5. Comparison & Complexity Summary
Below is a concise comparison of the discussed structures, focusing on implementation choices,
time complexities and typical use-cases.
- Stack: * Operations: push, pop, peek * Typical time: O(1) for push/pop/peek * Implementations:
array (fixed), dynamic array (resizable), linked list * Use-cases: recursion, expression evaluation,
backtracking - Queue (linear / linked list): * Operations: enqueue, dequeue, front, rear * Typical
time: O(1) * Implementations: linked list, array (circular preferred) * Use-cases: scheduling, BFS,
buffering - Circular Queue (ring buffer): * Operations: enqueue, dequeue, front, rear * Typical
time: O(1) * Implementations: circular array (preferred for fixed buffer), circular linked list
(dynamic) * Use-cases: IO buffers, round-robin scheduling, embedded FIFO
Complexity summary (amortized):
- Array-based stack: push/pop O(1), but resize (if dynamic) may cause occasional O(n)
operations (amortized O(1) if doubling strategy used). - Linked-list stack: push/pop O(1). - Linear
array queue: enqueue/dequeue O(1) but poor space reuse. - Circular array queue:
enqueue/dequeue O(1) and efficient space reuse. - Linked-list queue: enqueue/dequeue O(1)
with additional pointer overhead.
6. Conclusion
Stacks and queues are elementary yet extremely powerful data structures. They encapsulate
simple access patterns (LIFO for stacks, FIFO for queues) that are central to algorithm design
and system architecture. Circular queues address a practical inefficiency in naive queue
implementations by enabling constant-time wrap-around. Understanding multiple
implementations (array vs linked-list, static vs dynamic) and trade-offs (memory usage, time
complexity, simplicity) is essential for applying these structures correctly in software and
systems.
7. References & Suggested Reading
- Thomas H. Cormen, Charles E. Leiserson, Ronald L. Rivest, and Clifford Stein — Introduction
to Algorithms (for ADTs and algorithmic analysis). - Mark Allen Weiss — Data Structures &
Algorithm Analysis (array and linked-list implementations). - Robert Sedgewick & Kevin Wayne
— Algorithms, 4th Edition (practical implementations and use-cases). - Goodrich, Tamassia, and
Goldwasser — Data Structures & Algorithms in Java (clear ADT and implementation examples).
- Wikipedia entries on Stack, Queue, Circular buffer (good for quick reference).

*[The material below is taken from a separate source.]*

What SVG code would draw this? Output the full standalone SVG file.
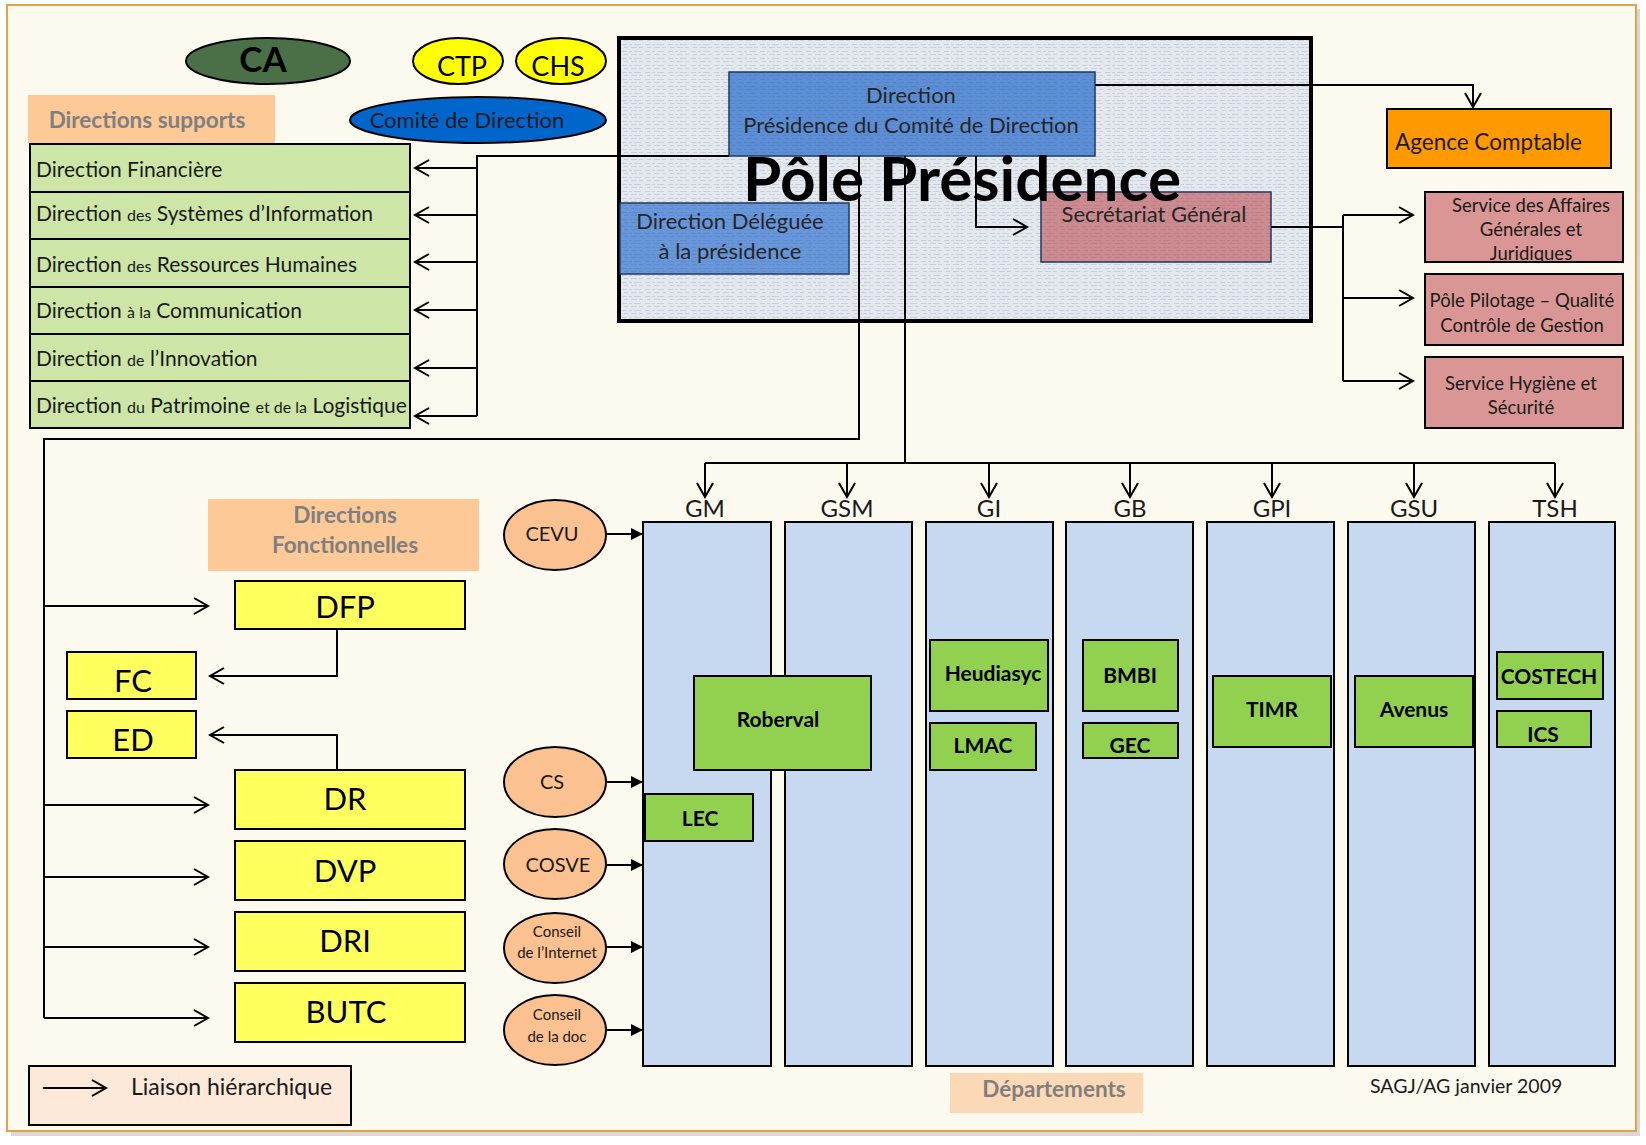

8. Appendix: Solution Hints to Exercises
Selected hints and brief solutions for exercises: - Stack minimum in O(1): Use an auxiliary stack
that stores (current_min, count) or push previous mins. On push: if x <= current_min, push
current_min onto aux and update; on pop: if popped element equals current_min, pop aux to
restore previous min. - Reversing a queue using a stack: Dequeue all elements and push to
stack; then pop from stack and enqueue back to queue — this yields reversed order (uses O(n)
extra space). - Circular buffer simulation: Walk through index arithmetic modulo N and show
front/rear updates; visualize with array index diagrams.